Рановато немного, середина декабря, чай не Крещенье еще, но в этом и вызов мифу о мировом потеплении. И напоминание о месте, в котором живем, о прямой зависимости метафизики российского бытия от мороза.

«Русь, ты вся поцелуй на морозе!» — восторгался Хлебников.

Я не был в Оймяконской впадине, где установлен абсолютный низкотемпературный рекорд нашей нетеплой страны: —71,2 градуса по Цельсию. Да и в Норильске побывать довелось, к сожалению, пока только в мае (хоть там и лежали, подтаивая, двухметровые черные сугробы), так что могу похвастаться только поцелуем при –41º, в Москве 1978 года, когда Дедушка Мороз нанес свой удар по столице брежневской России.

И надо признаться — целоваться на морозе приятно.

Вообще, по мне лучше -41°, чем +41°. Для головы, для мыслительного и текстопорождающего процесса — определенно лучше. Не знаю, как у вас, у меня при +41° мозг превращается в соевый сыр тофу. А при -41°, наоборот, в голове наступает кристальная чистота и ясность.

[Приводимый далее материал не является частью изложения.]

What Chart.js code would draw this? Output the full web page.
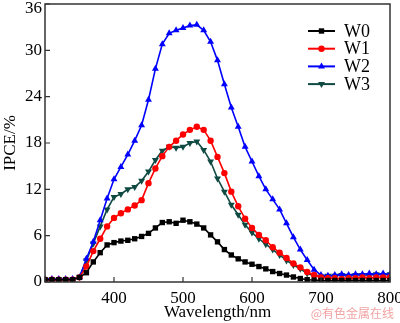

Соответственно, на литературный процесс мороз влияет положительно, пишется в морозный денек, когда недолговременное солнце заглядывает в окно, прекрасно...

Мороз ставит вопрос. О пределах человеческого. Вся система ГУЛАГа была связана с морозом как необходимым компонентом наказания. Если бы каторга и лагеря у нас размещались в южных губерниях, мы жили бы в другой стране, с другим государственным строем.

О пределах человеческого в царстве мороза и лагерей мощно свидетельствовал Шаламов: гной, постоянно сочащийся из отмороженных в золотом забое пальцев ног, многолетняя невозможность согреться, замерзшие трупы зеков, стоящие вертикально у барака, предварительно замороженная пайка хлеба, которую дьявольски сметливый бригадир давал грызть заключенной, совершая с ней сзади половой акт по договору о расплате тем, что она успеет за это время съесть.

Все это возможно только в Стране Мороза.

В отечественный фольклор и литературу мороз проник глубоко: вечные песни-хиты о замерзающем ямщике, о просьбе «не морозить меня, моего коня», универсальное начало графоманского романа «Мороз крепчал...», поэма Некрасова «Мороз Красный нос», где бедная вдова замерзает в лесу, красочно грезя о жарком лете, «мороз и солнце — день чудесный!», сказка «Морозко», где патриархального вида дедушка бодренько морозит посохом все живое, да и вообще все сказки, связанные с зимой, пушкинско-блоковско-пастернаковские метели, «...я из лесу вышел, был сильный мороз...», «Хозяин и работник» Льва Толстого с заиндевевшими в конце путешественниками, слезоточивое «Зимовье на студеной» с замерзшим в лесу бобылем-Елеской, конкретно-барачный Игорь Холин:

— Мороз сегодня крепкий! —

поеживаясь зябко,

один, который в кепке,

сказал другому, в шапке.

А тот, в ответ на это:

— А ты что ж думал — лето?

 

Он же:

У барака он споткнулся — и в сугроб.

Он замерз. Ему тесовый сбили гроб.

 

Или совсем невинное, всосанное с материнским молоком:

Шалун, он отморозил пальчик.

Ему и больно и смешно,

А мать грозит ему в окно.

 

Но стоит ли бояться мороза? Не стоит. Надо полюбить его, осознать как подарок, который пока все еще с нами. Особенно сейчас, в век имитаций и нарастающей виртуальности. Мороз всегда реален. Он способен отрезвить не только пьяных, но и виртуально заплутавшихся.

Звонит приятель-немец из Берлина:

— Катастрофа! У нас минус 4 градуса!

Пусть Европа боится мороза, это не их бренд. А нам его бояться — грех.

Мой вам совет: когда ударит приличный мороз и выглянет утреннее солнце, разденьтесь догола, выходите из своего жилища навстречу морозу, раскройте ему объятья. Он ответно обнимет вас и подарит свое особое тепло.